DATA:
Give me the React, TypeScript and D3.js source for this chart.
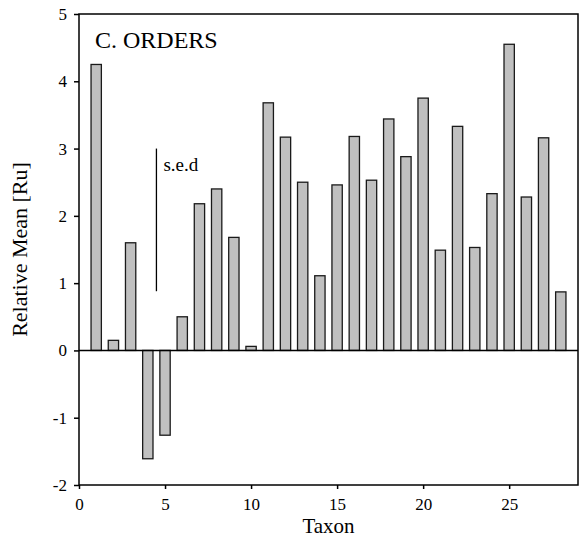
import React, { useRef, useEffect } from 'react'
import * as d3 from 'd3'

// relative mean per taxon (1..28)
const taxa = d3.range(1, 29)
const means = [
  4.25, 0.15, 1.6, -1.61, -1.26, 0.5, 2.18, 2.4, 1.68, 0.06, 3.68, 3.17, 2.5, 1.11,
  2.46, 3.18, 2.53, 3.44, 2.88, 3.75, 1.49, 3.33, 1.53, 2.33, 4.55, 2.28, 3.16, 0.87,
]
const xTicks = [0, 5, 10, 15, 20, 25]
const yTicks = [-2, -1, 0, 1, 2, 3, 4, 5]
// s.e.d bar: x position and span
const sedX = 4.5
const sedRange = [0.88, 3.0]

const width = 583
const height = 547
const margin = { top: 14, right: 5, bottom: 62, left: 79 }
const font = 'Liberation Serif'

export default function App() {
  const ref = useRef<SVGSVGElement>(null)

  useEffect(() => {
    const svg = d3.select(ref.current)
    svg.selectAll('*').remove()

    const x = d3
      .scaleLinear()
      .domain([0, 29])
      .range([margin.left, width - margin.right])
    const y = d3
      .scaleLinear()
      .domain([-2, 5])
      .range([height - margin.bottom, margin.top])
    const barW = x(0.6) - x(0)

    // bars
    svg
      .append('g')
      .selectAll('rect')
      .data(taxa)
      .join('rect')
      .attr('x', (d) => x(d) - barW / 2)
      .attr('y', (d, i) => y(Math.max(0, means[i])))
      .attr('width', barW)
      .attr('height', (d, i) => Math.abs(y(means[i]) - y(0)))
      .attr('fill', '#c0c0c0')
      .attr('stroke', '#1a1a1a')
      .attr('stroke-width', 1.3)

    // zero line
    svg
      .append('line')
      .attr('x1', x(0))
      .attr('x2', x(29))
      .attr('y1', y(0))
      .attr('y2', y(0))
      .attr('stroke', '#000')
      .attr('stroke-width', 1.5)

    // frame
    svg
      .append('rect')
      .attr('x', x(0))
      .attr('y', y(5))
      .attr('width', x(29) - x(0))
      .attr('height', y(-2) - y(5))
      .attr('fill', 'none')
      .attr('stroke', '#000')
      .attr('stroke-width', 1.5)

    // axes
    const xAxis = svg
      .append('g')
      .attr('transform', `translate(0,${y(-2)})`)
      .call(d3.axisBottom(x).tickValues(xTicks).tickSize(4).tickPadding(9).tickFormat((d) => String(d)))
    const yAxis = svg
      .append('g')
      .attr('transform', `translate(${x(0)},0)`)
      .call(d3.axisLeft(y).tickValues(yTicks).tickSize(5).tickPadding(7).tickFormat((d) => String(d)))
    for (const ax of [xAxis, yAxis]) {
      ax.attr('font-family', font).attr('font-size', 17)
      ax.select('.domain').remove()
      ax.selectAll('line').attr('stroke', '#000').attr('stroke-width', 1.5)
      ax.selectAll('text').attr('fill', '#000')
    }

    // s.e.d marker
    svg
      .append('line')
      .attr('x1', x(sedX))
      .attr('x2', x(sedX))
      .attr('y1', y(sedRange[0]))
      .attr('y2', y(sedRange[1]))
      .attr('stroke', '#000')
      .attr('stroke-width', 1.3)
    svg
      .append('text')
      .attr('x', x(sedX) + 7)
      .attr('y', y(2.67))
      .attr('font-size', 19)
      .text('s.e.d')

    // panel label
    svg
      .append('text')
      .attr('x', 95)
      .attr('y', 48)
      .attr('font-size', 24)
      .text('C. ORDERS')

    // axis titles
    svg
      .append('text')
      .attr('x', x(14.5))
      .attr('y', 533)
      .attr('text-anchor', 'middle')
      .attr('font-size', 21)
      .text('Taxon')
    svg
      .append('text')
      .attr('transform', `translate(27,${y(1.5)}) rotate(-90)`)
      .attr('text-anchor', 'middle')
      .attr('font-size', 22)
      .text('Relative Mean [Ru]')
  }, [])

  return (
    <svg
      ref={ref}
      width={width}
      height={height}
      fontFamily={font}
      style={{ position: 'absolute', left: 0, top: 0, background: '#fff' }}
    />
  )
}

AIM: Find the word "React" in the material, then list each line that holds it.

RESULT:
Give me the React, TypeScript and D3.js source for this chart.
import React, { useRef, useEffect } from 'react'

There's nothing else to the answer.